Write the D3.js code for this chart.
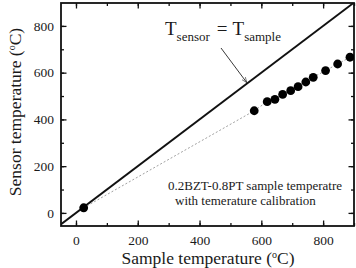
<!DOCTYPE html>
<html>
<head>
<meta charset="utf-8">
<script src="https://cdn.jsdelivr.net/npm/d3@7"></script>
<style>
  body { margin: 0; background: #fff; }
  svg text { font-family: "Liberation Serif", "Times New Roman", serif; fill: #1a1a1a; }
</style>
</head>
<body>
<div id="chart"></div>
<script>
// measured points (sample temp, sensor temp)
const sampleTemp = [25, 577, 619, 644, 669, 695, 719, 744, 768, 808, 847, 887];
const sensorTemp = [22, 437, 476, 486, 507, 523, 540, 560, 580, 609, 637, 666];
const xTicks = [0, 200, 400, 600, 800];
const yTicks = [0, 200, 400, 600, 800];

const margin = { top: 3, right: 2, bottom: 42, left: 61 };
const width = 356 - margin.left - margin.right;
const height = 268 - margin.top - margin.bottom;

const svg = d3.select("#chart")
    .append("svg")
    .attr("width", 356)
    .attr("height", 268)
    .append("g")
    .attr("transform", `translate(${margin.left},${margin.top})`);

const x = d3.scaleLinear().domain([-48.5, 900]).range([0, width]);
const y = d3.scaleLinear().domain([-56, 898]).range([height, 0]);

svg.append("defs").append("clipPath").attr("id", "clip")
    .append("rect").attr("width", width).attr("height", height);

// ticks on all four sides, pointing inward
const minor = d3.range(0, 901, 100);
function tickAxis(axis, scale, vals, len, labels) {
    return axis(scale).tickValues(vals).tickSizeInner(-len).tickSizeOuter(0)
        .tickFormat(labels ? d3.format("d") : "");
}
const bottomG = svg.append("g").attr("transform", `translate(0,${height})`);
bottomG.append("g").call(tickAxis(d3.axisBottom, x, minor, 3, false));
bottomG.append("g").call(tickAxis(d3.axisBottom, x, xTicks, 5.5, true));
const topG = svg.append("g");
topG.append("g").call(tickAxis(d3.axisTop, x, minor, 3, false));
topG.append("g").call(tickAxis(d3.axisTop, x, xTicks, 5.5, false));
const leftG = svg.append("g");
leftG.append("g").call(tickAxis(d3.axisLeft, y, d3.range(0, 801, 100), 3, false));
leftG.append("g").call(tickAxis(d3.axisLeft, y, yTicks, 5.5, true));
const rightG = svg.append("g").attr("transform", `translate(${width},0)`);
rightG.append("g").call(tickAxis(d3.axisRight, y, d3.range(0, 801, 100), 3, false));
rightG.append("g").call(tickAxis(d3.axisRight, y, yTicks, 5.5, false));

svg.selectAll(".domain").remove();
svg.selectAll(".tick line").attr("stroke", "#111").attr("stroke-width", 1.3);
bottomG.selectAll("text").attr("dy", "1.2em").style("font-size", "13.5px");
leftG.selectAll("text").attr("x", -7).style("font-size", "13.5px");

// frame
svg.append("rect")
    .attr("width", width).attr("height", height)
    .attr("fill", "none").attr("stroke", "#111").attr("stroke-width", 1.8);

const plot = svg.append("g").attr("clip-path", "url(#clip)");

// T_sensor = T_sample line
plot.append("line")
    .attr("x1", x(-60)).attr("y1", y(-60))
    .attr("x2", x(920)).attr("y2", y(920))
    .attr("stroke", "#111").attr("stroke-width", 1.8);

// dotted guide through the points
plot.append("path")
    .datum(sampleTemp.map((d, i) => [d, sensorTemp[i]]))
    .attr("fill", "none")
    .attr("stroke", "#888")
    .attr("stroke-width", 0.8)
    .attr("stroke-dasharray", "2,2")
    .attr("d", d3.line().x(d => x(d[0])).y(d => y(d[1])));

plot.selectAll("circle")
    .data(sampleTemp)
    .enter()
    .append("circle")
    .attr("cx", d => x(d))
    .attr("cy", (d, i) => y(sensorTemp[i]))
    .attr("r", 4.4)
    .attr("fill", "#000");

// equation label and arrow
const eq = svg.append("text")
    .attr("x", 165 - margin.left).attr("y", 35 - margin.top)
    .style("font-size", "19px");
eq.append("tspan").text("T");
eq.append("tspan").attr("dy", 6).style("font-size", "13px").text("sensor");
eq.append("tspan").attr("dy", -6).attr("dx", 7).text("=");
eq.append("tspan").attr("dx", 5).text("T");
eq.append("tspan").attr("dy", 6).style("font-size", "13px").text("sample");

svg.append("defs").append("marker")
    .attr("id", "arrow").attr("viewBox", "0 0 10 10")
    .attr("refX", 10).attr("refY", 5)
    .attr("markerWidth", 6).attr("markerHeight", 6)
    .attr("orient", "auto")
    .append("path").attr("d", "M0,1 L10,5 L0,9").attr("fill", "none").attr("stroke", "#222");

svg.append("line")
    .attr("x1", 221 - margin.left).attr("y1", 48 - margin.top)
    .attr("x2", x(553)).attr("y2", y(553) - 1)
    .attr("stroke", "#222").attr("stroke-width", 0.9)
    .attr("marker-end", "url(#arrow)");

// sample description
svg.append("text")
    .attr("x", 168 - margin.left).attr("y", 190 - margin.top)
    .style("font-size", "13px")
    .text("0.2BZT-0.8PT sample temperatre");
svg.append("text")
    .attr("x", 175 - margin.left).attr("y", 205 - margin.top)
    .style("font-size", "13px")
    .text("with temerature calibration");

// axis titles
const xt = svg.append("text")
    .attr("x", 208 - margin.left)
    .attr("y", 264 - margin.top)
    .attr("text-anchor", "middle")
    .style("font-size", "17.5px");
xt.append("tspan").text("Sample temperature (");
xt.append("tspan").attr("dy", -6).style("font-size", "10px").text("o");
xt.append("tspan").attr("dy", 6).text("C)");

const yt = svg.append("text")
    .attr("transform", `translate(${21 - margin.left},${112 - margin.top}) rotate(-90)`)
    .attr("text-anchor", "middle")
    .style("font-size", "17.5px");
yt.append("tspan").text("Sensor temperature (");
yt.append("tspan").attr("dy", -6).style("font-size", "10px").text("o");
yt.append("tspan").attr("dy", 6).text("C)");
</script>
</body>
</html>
◇ ◇ ◇ ◇ ◇ ◇ ◇
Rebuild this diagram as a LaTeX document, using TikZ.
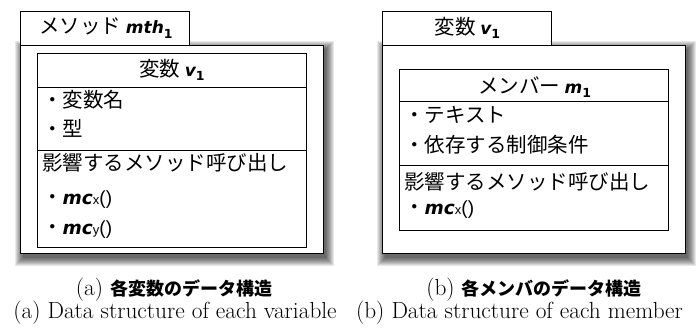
◇ ◇ ◇ ◇ ◇ ◇ ◇
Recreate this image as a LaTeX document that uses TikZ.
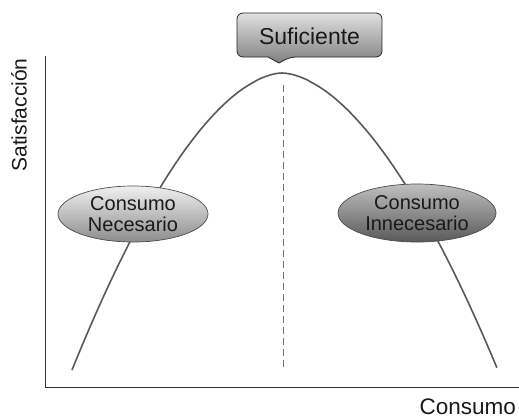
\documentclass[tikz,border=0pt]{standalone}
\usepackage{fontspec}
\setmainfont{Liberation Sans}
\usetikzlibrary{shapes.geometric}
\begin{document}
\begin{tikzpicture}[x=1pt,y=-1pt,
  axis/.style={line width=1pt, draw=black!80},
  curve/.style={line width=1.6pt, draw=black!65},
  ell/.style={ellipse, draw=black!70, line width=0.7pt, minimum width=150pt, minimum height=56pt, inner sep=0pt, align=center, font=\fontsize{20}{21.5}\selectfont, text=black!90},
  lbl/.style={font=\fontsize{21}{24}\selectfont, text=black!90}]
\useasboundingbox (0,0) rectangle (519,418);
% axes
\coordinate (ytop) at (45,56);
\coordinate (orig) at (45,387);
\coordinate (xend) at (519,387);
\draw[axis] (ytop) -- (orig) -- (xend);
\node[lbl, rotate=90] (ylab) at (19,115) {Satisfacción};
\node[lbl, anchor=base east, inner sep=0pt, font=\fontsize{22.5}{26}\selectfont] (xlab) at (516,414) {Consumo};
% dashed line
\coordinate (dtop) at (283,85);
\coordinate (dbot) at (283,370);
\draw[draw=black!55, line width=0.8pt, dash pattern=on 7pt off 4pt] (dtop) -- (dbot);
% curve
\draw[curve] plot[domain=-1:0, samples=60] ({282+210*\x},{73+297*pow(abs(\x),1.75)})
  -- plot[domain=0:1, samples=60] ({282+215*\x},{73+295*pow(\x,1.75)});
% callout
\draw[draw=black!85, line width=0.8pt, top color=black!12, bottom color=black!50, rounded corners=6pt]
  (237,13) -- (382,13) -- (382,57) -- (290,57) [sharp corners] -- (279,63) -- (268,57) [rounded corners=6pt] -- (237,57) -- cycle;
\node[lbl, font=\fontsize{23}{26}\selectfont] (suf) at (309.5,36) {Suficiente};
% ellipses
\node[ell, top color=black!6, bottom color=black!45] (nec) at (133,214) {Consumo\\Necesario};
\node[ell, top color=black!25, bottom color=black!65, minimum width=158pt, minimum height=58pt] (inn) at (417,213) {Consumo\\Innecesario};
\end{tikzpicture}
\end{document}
◇ ◇ ◇ ◇ ◇ ◇ ◇
Description of the task:
Find the lines with the string "chart" and reproduce them.

Solution:
Write the D3.js code for this chart.
<div id="chart"></div>
const svg = d3.select("#chart")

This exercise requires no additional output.